We began by obtaining published specifications for mass flow instrumentation from various manufacturers. Our method was to compare devices from a wide range of manufacturers utilizing a variety of technologies, in order to obtain a comprehensive evaluation. The goal was to gain insight into the differences in accuracy between these devices. Note that in many cases, there are a very wide range of devices available from the same manufacturer - in some cases in excess of 6 units overlapping in features and function. For the purposes of clarity we chose the most accurate non-Coriolis device and utilized the best published specifications from each manufacturer. When a manufacturer offered a higher precision calibration option (often referred to as “high accuracy” or “high performance”) we utilized the specifications for that option. For Alicat devices, we used standard versions for these purposes; high accuracy versions would display even greater flow rate accuracy. Comparisons between
differing mass flow technologies and manufacturers are not necessarily readily available. There have, however, been a number of publications where existing MFCs are used a standard to compare against new processes or technologies (ref 3-5). Specifications between units are often expressed using different units and/or standard conditions. To facilitate comparison we converted all specifications to a standard format, based on commonly use units (°C and Pounds per Square Inch (psi)). All specifications used in this paper are summarized in Table 1.

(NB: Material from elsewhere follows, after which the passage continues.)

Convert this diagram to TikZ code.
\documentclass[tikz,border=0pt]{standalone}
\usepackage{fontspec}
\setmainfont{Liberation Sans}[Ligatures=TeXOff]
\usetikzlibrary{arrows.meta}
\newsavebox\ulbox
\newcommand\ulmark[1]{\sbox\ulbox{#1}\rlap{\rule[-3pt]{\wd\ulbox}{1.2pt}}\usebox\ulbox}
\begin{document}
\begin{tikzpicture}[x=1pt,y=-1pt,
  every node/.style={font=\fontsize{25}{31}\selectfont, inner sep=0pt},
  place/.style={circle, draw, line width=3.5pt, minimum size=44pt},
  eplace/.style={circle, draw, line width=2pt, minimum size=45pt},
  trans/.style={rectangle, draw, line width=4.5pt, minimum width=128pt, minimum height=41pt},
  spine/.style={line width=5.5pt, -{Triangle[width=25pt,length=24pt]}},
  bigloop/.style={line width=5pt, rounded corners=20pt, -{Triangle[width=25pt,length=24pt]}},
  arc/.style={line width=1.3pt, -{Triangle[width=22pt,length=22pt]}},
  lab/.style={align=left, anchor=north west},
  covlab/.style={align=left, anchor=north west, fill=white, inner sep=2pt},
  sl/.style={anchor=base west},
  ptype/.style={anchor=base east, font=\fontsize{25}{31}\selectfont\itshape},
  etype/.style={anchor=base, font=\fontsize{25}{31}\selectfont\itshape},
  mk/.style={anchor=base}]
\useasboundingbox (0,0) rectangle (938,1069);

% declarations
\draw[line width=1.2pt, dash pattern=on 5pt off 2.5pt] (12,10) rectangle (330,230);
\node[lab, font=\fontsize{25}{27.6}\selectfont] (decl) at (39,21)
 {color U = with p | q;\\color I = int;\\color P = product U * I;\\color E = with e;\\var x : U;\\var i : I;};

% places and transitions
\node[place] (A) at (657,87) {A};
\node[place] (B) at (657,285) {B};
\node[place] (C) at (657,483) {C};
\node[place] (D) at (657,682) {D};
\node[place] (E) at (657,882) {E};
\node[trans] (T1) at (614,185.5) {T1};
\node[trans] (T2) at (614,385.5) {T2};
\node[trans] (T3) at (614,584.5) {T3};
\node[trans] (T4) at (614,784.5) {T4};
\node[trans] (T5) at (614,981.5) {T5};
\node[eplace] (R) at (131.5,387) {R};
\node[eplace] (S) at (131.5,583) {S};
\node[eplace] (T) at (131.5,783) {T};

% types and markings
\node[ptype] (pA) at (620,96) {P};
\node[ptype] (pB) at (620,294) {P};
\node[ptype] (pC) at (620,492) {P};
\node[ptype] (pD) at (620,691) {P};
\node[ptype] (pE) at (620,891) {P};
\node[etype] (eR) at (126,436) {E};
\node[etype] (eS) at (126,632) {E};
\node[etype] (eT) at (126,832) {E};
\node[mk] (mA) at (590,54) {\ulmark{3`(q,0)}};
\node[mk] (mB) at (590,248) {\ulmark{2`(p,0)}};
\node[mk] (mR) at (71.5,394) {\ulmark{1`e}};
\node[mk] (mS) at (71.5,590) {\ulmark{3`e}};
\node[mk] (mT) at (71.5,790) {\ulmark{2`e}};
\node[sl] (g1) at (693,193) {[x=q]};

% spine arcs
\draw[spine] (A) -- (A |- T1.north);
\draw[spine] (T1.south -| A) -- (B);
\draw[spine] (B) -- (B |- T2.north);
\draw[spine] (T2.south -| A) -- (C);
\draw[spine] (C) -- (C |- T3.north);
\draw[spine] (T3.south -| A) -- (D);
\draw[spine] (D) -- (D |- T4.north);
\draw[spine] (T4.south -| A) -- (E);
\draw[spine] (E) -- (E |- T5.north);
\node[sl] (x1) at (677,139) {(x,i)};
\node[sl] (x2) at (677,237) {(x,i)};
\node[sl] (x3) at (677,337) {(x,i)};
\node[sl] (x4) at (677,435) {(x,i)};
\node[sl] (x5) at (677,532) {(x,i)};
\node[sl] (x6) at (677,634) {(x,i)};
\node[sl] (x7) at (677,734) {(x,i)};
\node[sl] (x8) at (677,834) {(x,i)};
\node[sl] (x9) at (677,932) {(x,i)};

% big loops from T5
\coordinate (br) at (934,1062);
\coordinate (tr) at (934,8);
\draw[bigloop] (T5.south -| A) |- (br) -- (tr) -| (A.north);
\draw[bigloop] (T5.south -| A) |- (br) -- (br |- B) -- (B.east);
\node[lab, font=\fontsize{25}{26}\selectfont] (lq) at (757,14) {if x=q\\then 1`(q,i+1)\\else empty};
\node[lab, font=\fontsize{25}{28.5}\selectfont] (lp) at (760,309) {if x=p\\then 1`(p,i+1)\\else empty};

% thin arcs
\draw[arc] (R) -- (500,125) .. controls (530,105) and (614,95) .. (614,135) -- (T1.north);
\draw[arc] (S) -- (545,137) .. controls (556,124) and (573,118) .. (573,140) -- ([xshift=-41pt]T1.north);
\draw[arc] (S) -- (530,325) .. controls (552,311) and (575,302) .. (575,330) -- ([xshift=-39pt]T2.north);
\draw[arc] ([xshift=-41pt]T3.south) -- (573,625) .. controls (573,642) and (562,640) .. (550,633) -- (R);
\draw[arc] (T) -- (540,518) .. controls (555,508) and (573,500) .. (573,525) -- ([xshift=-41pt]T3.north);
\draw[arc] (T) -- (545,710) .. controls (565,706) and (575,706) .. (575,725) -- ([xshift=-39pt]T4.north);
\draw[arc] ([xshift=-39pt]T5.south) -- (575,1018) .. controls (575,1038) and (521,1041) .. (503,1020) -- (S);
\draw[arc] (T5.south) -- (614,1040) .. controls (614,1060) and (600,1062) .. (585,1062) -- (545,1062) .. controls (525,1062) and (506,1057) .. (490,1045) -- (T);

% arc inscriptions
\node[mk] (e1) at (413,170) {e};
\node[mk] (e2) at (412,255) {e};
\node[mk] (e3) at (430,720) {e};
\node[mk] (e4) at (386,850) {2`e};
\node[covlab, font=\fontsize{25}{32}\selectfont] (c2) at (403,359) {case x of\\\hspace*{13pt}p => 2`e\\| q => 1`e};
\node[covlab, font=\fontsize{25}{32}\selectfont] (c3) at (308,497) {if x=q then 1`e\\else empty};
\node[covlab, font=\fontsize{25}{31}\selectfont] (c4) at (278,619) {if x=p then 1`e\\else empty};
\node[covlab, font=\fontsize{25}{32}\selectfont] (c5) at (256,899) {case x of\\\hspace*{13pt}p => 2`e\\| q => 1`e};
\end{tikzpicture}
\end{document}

The analysis carried out will be most useful when applied to a hypothetical device used in a wide range of conditions. For this scenario, we analyzed a 100 Sccm device flowing air under the manufacturer’s stated calibration conditions, one of the most common configurations that we see in use. Figure 1 shows a comparison of flow rate uncertainty (standard cubic centimeters per minute) for all of the
meters analyzed at flow rates between 0 and 100 Sccm (full scale). We generated a flow model which takes into account the specifications given and calculates flow rate uncertainty at actual flow rates. In general, the flow rate uncertainty scales with flow rate. We make a more detailed explanation of the lower flow rates, where this is not necessarily the case, later on in this analysis. In Figure 1, lower values indicate that the unit is measuring with less uncertainty/more accuracy. The differences between specified mass flow error at the top and bottom of these accuracy graphs is large. The topmost graph in Figure 1, for example, specifies flow rate error of ±1 Sccm at 60 Sccm flow rate. The best specified meter demonstrates an error of ±0.35 Sccm, a 65% change in error between the two measurements.

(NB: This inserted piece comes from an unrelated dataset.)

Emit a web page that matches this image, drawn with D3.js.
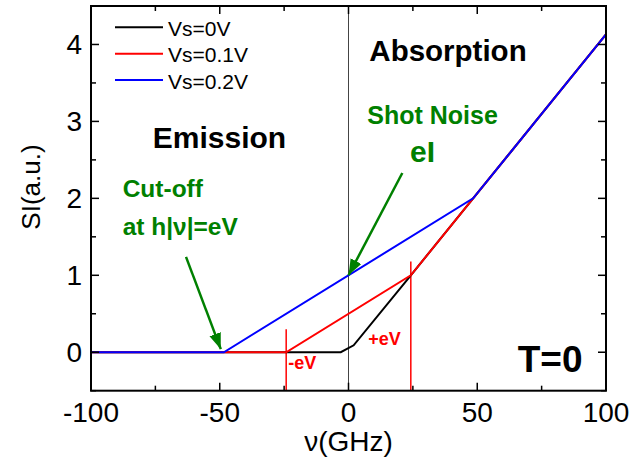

Using the data presented one notices that several manufacturers’ devices (including Alicat) display a step change in error rates near the bottom of the flow range. As these graphs display uncertainty/error in flow rates, lower numbers indicate better performance. It’s noteworthy that in every case, Alicat’s Mass flow measurements are shown to be more accurate than other devices, displaying a lower flow uncertainty. At higher flows, Bronkhorst EL-Flow Prestige units are able to achieve similarly high levels of performance.
An interesting outcome from accurately measuring the flow rate error happens when looking at lower flow rates. This level of detail in measurement is carried out by Brooks Instruments and Alicat Scientific. At higher
flow rates, there are multiple sources contributing to the error in reading (including things like sensor noise, linearity, et cetera). However, below a certain point, the predominant noise factor becomes uncertainty in the zero point setting. As this error does not change with flow rate, it results in a straight line. While the actual flow rate uncertainty is invariant, the error still grows as a percentage of measure with increasing turndown. Table 2 shows how the percent error in reading will still grow at lower flow rates, despite the invariance of the error.

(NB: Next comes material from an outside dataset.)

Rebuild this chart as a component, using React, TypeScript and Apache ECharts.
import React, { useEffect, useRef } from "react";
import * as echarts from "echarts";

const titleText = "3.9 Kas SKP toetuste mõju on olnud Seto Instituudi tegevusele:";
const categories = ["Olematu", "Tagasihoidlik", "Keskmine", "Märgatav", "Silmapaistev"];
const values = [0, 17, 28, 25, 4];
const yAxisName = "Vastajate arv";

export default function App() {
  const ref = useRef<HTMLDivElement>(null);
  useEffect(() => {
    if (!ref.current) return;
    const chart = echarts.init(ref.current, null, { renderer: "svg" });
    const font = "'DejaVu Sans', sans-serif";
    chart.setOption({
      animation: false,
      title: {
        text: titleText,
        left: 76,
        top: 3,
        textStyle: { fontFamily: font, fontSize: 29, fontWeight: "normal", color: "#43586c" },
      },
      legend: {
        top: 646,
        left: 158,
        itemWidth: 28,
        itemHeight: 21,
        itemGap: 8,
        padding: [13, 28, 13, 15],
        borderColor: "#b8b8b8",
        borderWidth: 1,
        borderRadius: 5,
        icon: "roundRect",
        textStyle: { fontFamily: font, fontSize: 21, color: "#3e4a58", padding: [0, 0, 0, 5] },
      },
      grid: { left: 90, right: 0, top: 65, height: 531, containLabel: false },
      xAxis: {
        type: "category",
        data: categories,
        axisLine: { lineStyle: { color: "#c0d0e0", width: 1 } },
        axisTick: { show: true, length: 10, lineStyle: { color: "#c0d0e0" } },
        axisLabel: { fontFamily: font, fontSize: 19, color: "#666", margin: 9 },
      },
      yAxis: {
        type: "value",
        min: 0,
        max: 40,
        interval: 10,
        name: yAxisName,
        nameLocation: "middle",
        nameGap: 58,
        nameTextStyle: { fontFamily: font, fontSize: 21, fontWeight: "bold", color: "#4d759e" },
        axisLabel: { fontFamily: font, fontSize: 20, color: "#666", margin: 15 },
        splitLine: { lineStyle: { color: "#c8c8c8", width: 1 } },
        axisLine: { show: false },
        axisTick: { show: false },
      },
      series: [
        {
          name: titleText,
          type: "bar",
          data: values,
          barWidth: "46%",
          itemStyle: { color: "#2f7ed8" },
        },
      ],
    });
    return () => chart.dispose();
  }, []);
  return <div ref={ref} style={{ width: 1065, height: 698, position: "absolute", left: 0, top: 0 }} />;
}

An extreme example can be seen by the comparison with the Sierra SmartTrak 100. For example, at a flow rate of 10 Sccm, the Alicat displays uncertainty of 0.1 cc. This means that actual flow at 10Sccm would range between 9.9–10.1 Sccm – a 1% error at a turndown of 10:1. The Sierra unit specifies a flow rate uncertainly of 1 Sccm, or 10 fold higher under the same conditions. Looking at only 1 Sccm, the Sierra now displays uncertainty equal to the measured value – 1 Sccm, ±1 Sccm (with the error equaling the flow rate). Even at a turndown of 100:1, the Alicat device would still produce a useful measurement: 1 Sccm ±0.1 Sccm.
The main takeaway is that most of these meters perform reasonably well in the middle or top of their flow range. But as turndown increases, the accuracy becomes much more important. As turndowns exceed 100:1, the usability of the measurements may be dramatically affected by the accuracy.
Table 2 demonstrates this by comparing flow rate uncertainty at higher turndown (200:1) for the meters we compared.
Precise use cases always vary by application, but in most scenarios an error rate in excess of 20% means that the uncertainty can meet or exceed the actual flow. For example, at a calculated 40.5% error, and a flow rate of 0.5 Sccm, the Aalborg units can actually be flowing between 0.7025 to 0.2975 Sccm (at a desired flow rate of 0.5 Sccm).
Adding the pressure and temperature coefficients allows for a more real-world look at performance, since actual measurement conditions rarely match calibration conditions. For example, high pressure leak testing is a common application for flow and pressure meters and is carried out at pressures in excess of 100psi. Vacuum leak testing by comparison, is carried out down to 10-9 atm-cc/sec. Chemical engineering reactors can use hot gases, sometimes up to 100℃. High-temperature gases are also used in preform manufacturing and other applications requiring input compounds that are liquid or solid at room temperatures.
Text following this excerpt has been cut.